Le tabac, en train de sécher…

Deuxième arrêt

On a ensuite été dans une cabane où acheter des cigares. Le moment fort de ma randonnée, le but de ma visite. Pour me convaincre de la qualité de ses cigares, le producteur m’en a offert un qu’il venait de rouler lui-même, avec toute l’aisance d’un Snoop Dogg qui roulerait un gros pétard. Je ne fume pas la cigarette, mais je sais apprécier un cigare. Au moins, il goûte quelque chose, lui. J’ai demandé à une voyageuse de me prendre en photo, en train de fumer, histoire de décevoir ma mère. Ladite voyageuse a trouvé le moyen de rater la photo.

La fumée ou l’incompétence? Votre interprétation de ce ratage est aussi bonne que la mienne.

J’ai discuté prix avec le producteur.

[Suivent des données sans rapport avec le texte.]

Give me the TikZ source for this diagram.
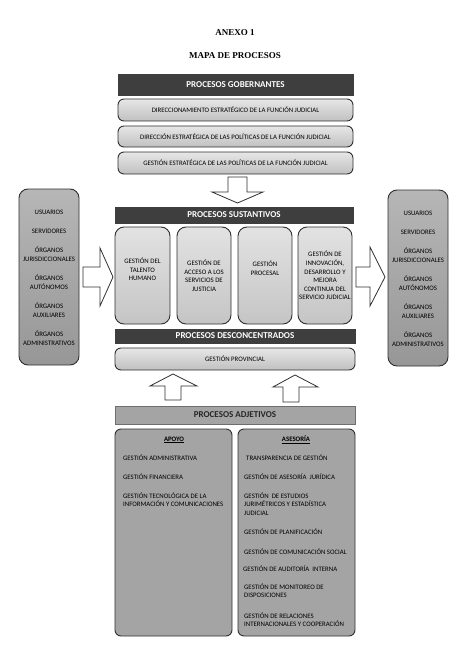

Il m’a offert des paquets de 20, 30 ou 40 cigares, à 3 CUC chacun (environ 3,73 $ CAN). J’en ai achetés le minimum: 20 pour 60 CUC, soit environ 74,67 $ CAN. Je n’en voulais pas tant, au départ, mais s’ils sont bien entreposés, ils peuvent se conserver jusqu’à quatre ans. Ça devrait aller. De toute manière, je trouverai sans problème des ami-es pour partager ce vice. J’ai payé mon achat à la gérante de ma casa. Tout le monde semble se connaître, ici, alors les échanges se font à l’aide d’intermédiaires. Tous les maillons de cette chaîne doivent s’en prendre un pourcentage. Et pourquoi pas? Si le tourisme peut aider les populations locales, alors qu’elles le prennent, mon argent.

Troisième arrêt

On s’est ensuite rendus à une grotte, appelée « Cueva del palmarito » (si je ne m’abuse). Perché sur ma monture, j’ai fumé un cigare en chemin, parce que: 1) il était déjà allumé; 2) je n’aime pas le gaspillage; 3) j’aime le goût de plus en plus fort d’un cigare, au fur et à mesure qu’il se consume. L’intérêt de la grotte? Un bassin d’eau fraîche. Noirceur totale dès les premiers mètres. Une lampe constitue alors une amie essentielle. En outre, le sol devient glissant par endroit. La baignade fut brève, mais ô combien délicieuse. Par contre, remettre des vêtements souillés de sueur après une baignade, c’est moins agréable.

Entrée de la « Cueva del palmirito »

Quatrième arrêt

Le dernier arrêt fut à un restaurant/atelier/aire de production. Des produits y sont en vente. Quelques exemples de prix: une bouteille de café cubain pour 10 CUC (environ 12,44 $ CAN); une bouteille de rhum d’agave pour 10 CUC. On m’y a aussi expliqué le processus de la culture du café. Je le connaissais déjà, mais c’était sympathique de renouer avec le sujet, après tant d’années. J’ai vidé une limonade à 1,50 CUC (environ 1,87 $ CAN), tout en profitant de la vue remarquable. Chapeau aux personnes qui ont choisi cet emplacement, excellente décision.

Vue depuis le restaurant.

Je suis revenu vers 13 h, tel que prévu. J’ai remercié mon guide, avant de marcher jusqu’à ma chambre, les jambes encore engourdies de leur écartement prolongé. J’ai alors tout payé à la gérante de ma casa.

J’ai ensuite pris une douche bien méritée et je me suis assoupi sur mon lit moelleux, pendant que l’averse rasait la ville avec ses lames liquides.

En conclusion

Je ne crois pas que je referai de l’équitation. D’abord, parce que je ne me sentais pas toujours confortable sur ma monture. Faut croire que j’aime avoir les pieds au sol. Puis, l’aspect « se divertir avec des animaux » m’a rendu mal à l’aise. Malgré mon ouverture à comprendre l’importance des animaux dans la vie des gens à travers le monde, je constate que j’ai cheminé depuis quelques années, sur ces questions. Je suis de plus en plus conscient des conséquences de mes gestes, alors, autant que possible, j’essaie de prendre des décisions plus éclairées. Enfin. Je suis tout de même heureux d’avoir vu la vallée de Viñales. Je recommande cette visite, mais une réflexion préalable devrait s’imposer sur la meilleure manière de l’effectuer.